* _What you have to do_:
Reproduce each of the lines word for word.

Entries with chart source code

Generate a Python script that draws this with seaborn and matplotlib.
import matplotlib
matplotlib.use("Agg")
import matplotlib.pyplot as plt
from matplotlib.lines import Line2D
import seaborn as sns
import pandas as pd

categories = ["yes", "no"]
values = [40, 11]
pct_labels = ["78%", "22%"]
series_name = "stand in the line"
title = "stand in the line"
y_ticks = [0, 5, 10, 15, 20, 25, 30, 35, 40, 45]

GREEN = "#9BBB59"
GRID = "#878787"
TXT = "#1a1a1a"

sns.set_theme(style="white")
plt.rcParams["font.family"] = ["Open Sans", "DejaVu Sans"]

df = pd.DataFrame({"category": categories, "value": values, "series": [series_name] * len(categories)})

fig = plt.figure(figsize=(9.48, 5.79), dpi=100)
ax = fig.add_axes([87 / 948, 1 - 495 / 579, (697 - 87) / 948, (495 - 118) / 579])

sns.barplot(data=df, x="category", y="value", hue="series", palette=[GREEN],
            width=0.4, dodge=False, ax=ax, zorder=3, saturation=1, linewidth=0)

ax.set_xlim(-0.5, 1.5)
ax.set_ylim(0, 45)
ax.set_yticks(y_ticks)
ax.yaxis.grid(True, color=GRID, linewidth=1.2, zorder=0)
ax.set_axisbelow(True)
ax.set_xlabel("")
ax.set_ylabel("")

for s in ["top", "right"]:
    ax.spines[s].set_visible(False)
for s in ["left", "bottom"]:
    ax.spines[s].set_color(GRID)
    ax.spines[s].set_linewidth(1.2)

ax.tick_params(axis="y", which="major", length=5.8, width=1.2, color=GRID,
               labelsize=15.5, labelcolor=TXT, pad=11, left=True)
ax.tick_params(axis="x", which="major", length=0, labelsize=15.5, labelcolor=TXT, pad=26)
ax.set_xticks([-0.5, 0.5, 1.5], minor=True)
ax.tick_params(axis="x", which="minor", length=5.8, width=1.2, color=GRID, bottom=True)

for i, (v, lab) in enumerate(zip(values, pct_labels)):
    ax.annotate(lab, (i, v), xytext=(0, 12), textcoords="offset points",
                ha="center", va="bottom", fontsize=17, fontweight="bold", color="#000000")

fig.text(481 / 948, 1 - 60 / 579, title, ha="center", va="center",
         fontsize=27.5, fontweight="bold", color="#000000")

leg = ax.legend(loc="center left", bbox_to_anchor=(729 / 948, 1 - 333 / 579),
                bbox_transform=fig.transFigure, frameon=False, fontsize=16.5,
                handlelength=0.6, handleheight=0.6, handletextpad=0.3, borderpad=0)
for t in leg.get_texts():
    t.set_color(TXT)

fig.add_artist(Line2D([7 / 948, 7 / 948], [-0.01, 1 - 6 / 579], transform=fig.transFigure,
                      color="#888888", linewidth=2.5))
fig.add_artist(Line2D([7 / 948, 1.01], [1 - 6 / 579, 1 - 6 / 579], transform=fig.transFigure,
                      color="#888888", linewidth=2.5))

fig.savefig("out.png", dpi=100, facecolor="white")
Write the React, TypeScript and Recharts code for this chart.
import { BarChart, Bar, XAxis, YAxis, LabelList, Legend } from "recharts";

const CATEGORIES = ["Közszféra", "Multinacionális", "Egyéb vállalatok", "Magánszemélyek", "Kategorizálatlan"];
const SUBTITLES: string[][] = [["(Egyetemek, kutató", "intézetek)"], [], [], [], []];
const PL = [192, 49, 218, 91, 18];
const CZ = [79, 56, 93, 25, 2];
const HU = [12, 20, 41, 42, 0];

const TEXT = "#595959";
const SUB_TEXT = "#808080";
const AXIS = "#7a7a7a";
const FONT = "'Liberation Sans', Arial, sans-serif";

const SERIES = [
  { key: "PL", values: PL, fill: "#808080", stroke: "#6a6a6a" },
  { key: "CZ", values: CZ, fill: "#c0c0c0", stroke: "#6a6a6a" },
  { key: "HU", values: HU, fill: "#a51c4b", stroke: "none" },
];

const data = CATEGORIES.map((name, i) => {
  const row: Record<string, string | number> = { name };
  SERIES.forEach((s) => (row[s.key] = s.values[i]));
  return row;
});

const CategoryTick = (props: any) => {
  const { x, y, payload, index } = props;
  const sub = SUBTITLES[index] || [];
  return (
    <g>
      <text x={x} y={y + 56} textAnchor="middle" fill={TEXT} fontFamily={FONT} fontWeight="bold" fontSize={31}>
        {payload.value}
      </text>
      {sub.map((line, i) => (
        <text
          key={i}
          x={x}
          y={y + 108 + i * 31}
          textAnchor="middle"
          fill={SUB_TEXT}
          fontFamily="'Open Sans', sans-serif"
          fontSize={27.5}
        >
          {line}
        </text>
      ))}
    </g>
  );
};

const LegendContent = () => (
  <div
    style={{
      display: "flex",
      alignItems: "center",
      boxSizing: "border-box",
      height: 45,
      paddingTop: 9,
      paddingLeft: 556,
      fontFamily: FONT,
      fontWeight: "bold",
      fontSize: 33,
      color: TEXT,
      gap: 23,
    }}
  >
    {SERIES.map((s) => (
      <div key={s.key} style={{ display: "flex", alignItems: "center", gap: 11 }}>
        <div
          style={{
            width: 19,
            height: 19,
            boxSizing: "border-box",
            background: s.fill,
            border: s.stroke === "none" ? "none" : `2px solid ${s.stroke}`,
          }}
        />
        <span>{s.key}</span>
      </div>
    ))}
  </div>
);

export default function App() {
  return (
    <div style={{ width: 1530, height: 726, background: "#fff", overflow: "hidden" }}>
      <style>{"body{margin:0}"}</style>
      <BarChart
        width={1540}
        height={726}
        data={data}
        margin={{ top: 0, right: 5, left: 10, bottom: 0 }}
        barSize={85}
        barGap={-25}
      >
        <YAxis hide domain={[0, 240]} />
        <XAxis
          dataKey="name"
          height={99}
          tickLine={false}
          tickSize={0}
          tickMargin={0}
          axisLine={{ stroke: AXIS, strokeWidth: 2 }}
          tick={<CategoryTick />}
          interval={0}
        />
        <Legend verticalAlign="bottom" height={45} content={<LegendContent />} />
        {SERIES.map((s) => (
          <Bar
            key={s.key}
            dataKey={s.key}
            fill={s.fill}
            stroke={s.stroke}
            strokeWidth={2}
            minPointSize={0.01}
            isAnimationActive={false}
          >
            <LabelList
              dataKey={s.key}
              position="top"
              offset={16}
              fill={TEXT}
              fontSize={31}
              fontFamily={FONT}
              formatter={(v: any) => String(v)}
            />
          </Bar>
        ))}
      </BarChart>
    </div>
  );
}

* _Correct output_:
Generate a Python script that draws this with seaborn and matplotlib.
import matplotlib
matplotlib.use("Agg")
import matplotlib.pyplot as plt
from matplotlib.lines import Line2D
import seaborn as sns
import pandas as pd

categories = ["yes", "no"]
values = [40, 11]
pct_labels = ["78%", "22%"]
series_name = "stand in the line"
title = "stand in the line"
y_ticks = [0, 5, 10, 15, 20, 25, 30, 35, 40, 45]

GREEN = "#9BBB59"
GRID = "#878787"
TXT = "#1a1a1a"

sns.set_theme(style="white")
plt.rcParams["font.family"] = ["Open Sans", "DejaVu Sans"]

df = pd.DataFrame({"category": categories, "value": values, "series": [series_name] * len(categories)})

fig = plt.figure(figsize=(9.48, 5.79), dpi=100)
ax = fig.add_axes([87 / 948, 1 - 495 / 579, (697 - 87) / 948, (495 - 118) / 579])

sns.barplot(data=df, x="category", y="value", hue="series", palette=[GREEN],
            width=0.4, dodge=False, ax=ax, zorder=3, saturation=1, linewidth=0)

ax.set_xlim(-0.5, 1.5)
ax.set_ylim(0, 45)
ax.set_yticks(y_ticks)
ax.yaxis.grid(True, color=GRID, linewidth=1.2, zorder=0)
ax.set_axisbelow(True)
ax.set_xlabel("")
ax.set_ylabel("")

for s in ["top", "right"]:
    ax.spines[s].set_visible(False)
for s in ["left", "bottom"]:
    ax.spines[s].set_color(GRID)
    ax.spines[s].set_linewidth(1.2)

ax.tick_params(axis="y", which="major", length=5.8, width=1.2, color=GRID,
               labelsize=15.5, labelcolor=TXT, pad=11, left=True)
ax.tick_params(axis="x", which="major", length=0, labelsize=15.5, labelcolor=TXT, pad=26)
ax.set_xticks([-0.5, 0.5, 1.5], minor=True)
ax.tick_params(axis="x", which="minor", length=5.8, width=1.2, color=GRID, bottom=True)

for i, (v, lab) in enumerate(zip(values, pct_labels)):
    ax.annotate(lab, (i, v), xytext=(0, 12), textcoords="offset points",
                ha="center", va="bottom", fontsize=17, fontweight="bold", color="#000000")

fig.text(481 / 948, 1 - 60 / 579, title, ha="center", va="center",
         fontsize=27.5, fontweight="bold", color="#000000")

leg = ax.legend(loc="center left", bbox_to_anchor=(729 / 948, 1 - 333 / 579),
                bbox_transform=fig.transFigure, frameon=False, fontsize=16.5,
                handlelength=0.6, handleheight=0.6, handletextpad=0.3, borderpad=0)
for t in leg.get_texts():
    t.set_color(TXT)

fig.add_artist(Line2D([7 / 948, 7 / 948], [-0.01, 1 - 6 / 579], transform=fig.transFigure,
                      color="#888888", linewidth=2.5))
fig.add_artist(Line2D([7 / 948, 1.01], [1 - 6 / 579, 1 - 6 / 579], transform=fig.transFigure,
                      color="#888888", linewidth=2.5))

fig.savefig("out.png", dpi=100, facecolor="white")
Write the React, TypeScript and Recharts code for this chart.
import { BarChart, Bar, XAxis, YAxis, LabelList, Legend } from "recharts";

const CATEGORIES = ["Közszféra", "Multinacionális", "Egyéb vállalatok", "Magánszemélyek", "Kategorizálatlan"];
const SUBTITLES: string[][] = [["(Egyetemek, kutató", "intézetek)"], [], [], [], []];
const PL = [192, 49, 218, 91, 18];
const CZ = [79, 56, 93, 25, 2];
const HU = [12, 20, 41, 42, 0];

const TEXT = "#595959";
const SUB_TEXT = "#808080";
const AXIS = "#7a7a7a";
const FONT = "'Liberation Sans', Arial, sans-serif";

const SERIES = [
  { key: "PL", values: PL, fill: "#808080", stroke: "#6a6a6a" },
  { key: "CZ", values: CZ, fill: "#c0c0c0", stroke: "#6a6a6a" },
  { key: "HU", values: HU, fill: "#a51c4b", stroke: "none" },
];

const data = CATEGORIES.map((name, i) => {
  const row: Record<string, string | number> = { name };
  SERIES.forEach((s) => (row[s.key] = s.values[i]));
  return row;
});

const CategoryTick = (props: any) => {
  const { x, y, payload, index } = props;
  const sub = SUBTITLES[index] || [];
  return (
    <g>
      <text x={x} y={y + 56} textAnchor="middle" fill={TEXT} fontFamily={FONT} fontWeight="bold" fontSize={31}>
        {payload.value}
      </text>
      {sub.map((line, i) => (
        <text
          key={i}
          x={x}
          y={y + 108 + i * 31}
          textAnchor="middle"
          fill={SUB_TEXT}
          fontFamily="'Open Sans', sans-serif"
          fontSize={27.5}
        >
          {line}
        </text>
      ))}
    </g>
  );
};

const LegendContent = () => (
  <div
    style={{
      display: "flex",
      alignItems: "center",
      boxSizing: "border-box",
      height: 45,
      paddingTop: 9,
      paddingLeft: 556,
      fontFamily: FONT,
      fontWeight: "bold",
      fontSize: 33,
      color: TEXT,
      gap: 23,
    }}
  >
    {SERIES.map((s) => (
      <div key={s.key} style={{ display: "flex", alignItems: "center", gap: 11 }}>
        <div
          style={{
            width: 19,
            height: 19,
            boxSizing: "border-box",
            background: s.fill,
            border: s.stroke === "none" ? "none" : `2px solid ${s.stroke}`,
          }}
        />
        <span>{s.key}</span>
      </div>
    ))}
  </div>
);

export default function App() {
  return (
    <div style={{ width: 1530, height: 726, background: "#fff", overflow: "hidden" }}>
      <style>{"body{margin:0}"}</style>
      <BarChart
        width={1540}
        height={726}
        data={data}
        margin={{ top: 0, right: 5, left: 10, bottom: 0 }}
        barSize={85}
        barGap={-25}
      >
        <YAxis hide domain={[0, 240]} />
        <XAxis
          dataKey="name"
          height={99}
          tickLine={false}
          tickSize={0}
          tickMargin={0}
          axisLine={{ stroke: AXIS, strokeWidth: 2 }}
          tick={<CategoryTick />}
          interval={0}
        />
        <Legend verticalAlign="bottom" height={45} content={<LegendContent />} />
        {SERIES.map((s) => (
          <Bar
            key={s.key}
            dataKey={s.key}
            fill={s.fill}
            stroke={s.stroke}
            strokeWidth={2}
            minPointSize={0.01}
            isAnimationActive={false}
          >
            <LabelList
              dataKey={s.key}
              position="top"
              offset={16}
              fill={TEXT}
              fontSize={31}
              fontFamily={FONT}
              formatter={(v: any) => String(v)}
            />
          </Bar>
        ))}
      </BarChart>
    </div>
  );
}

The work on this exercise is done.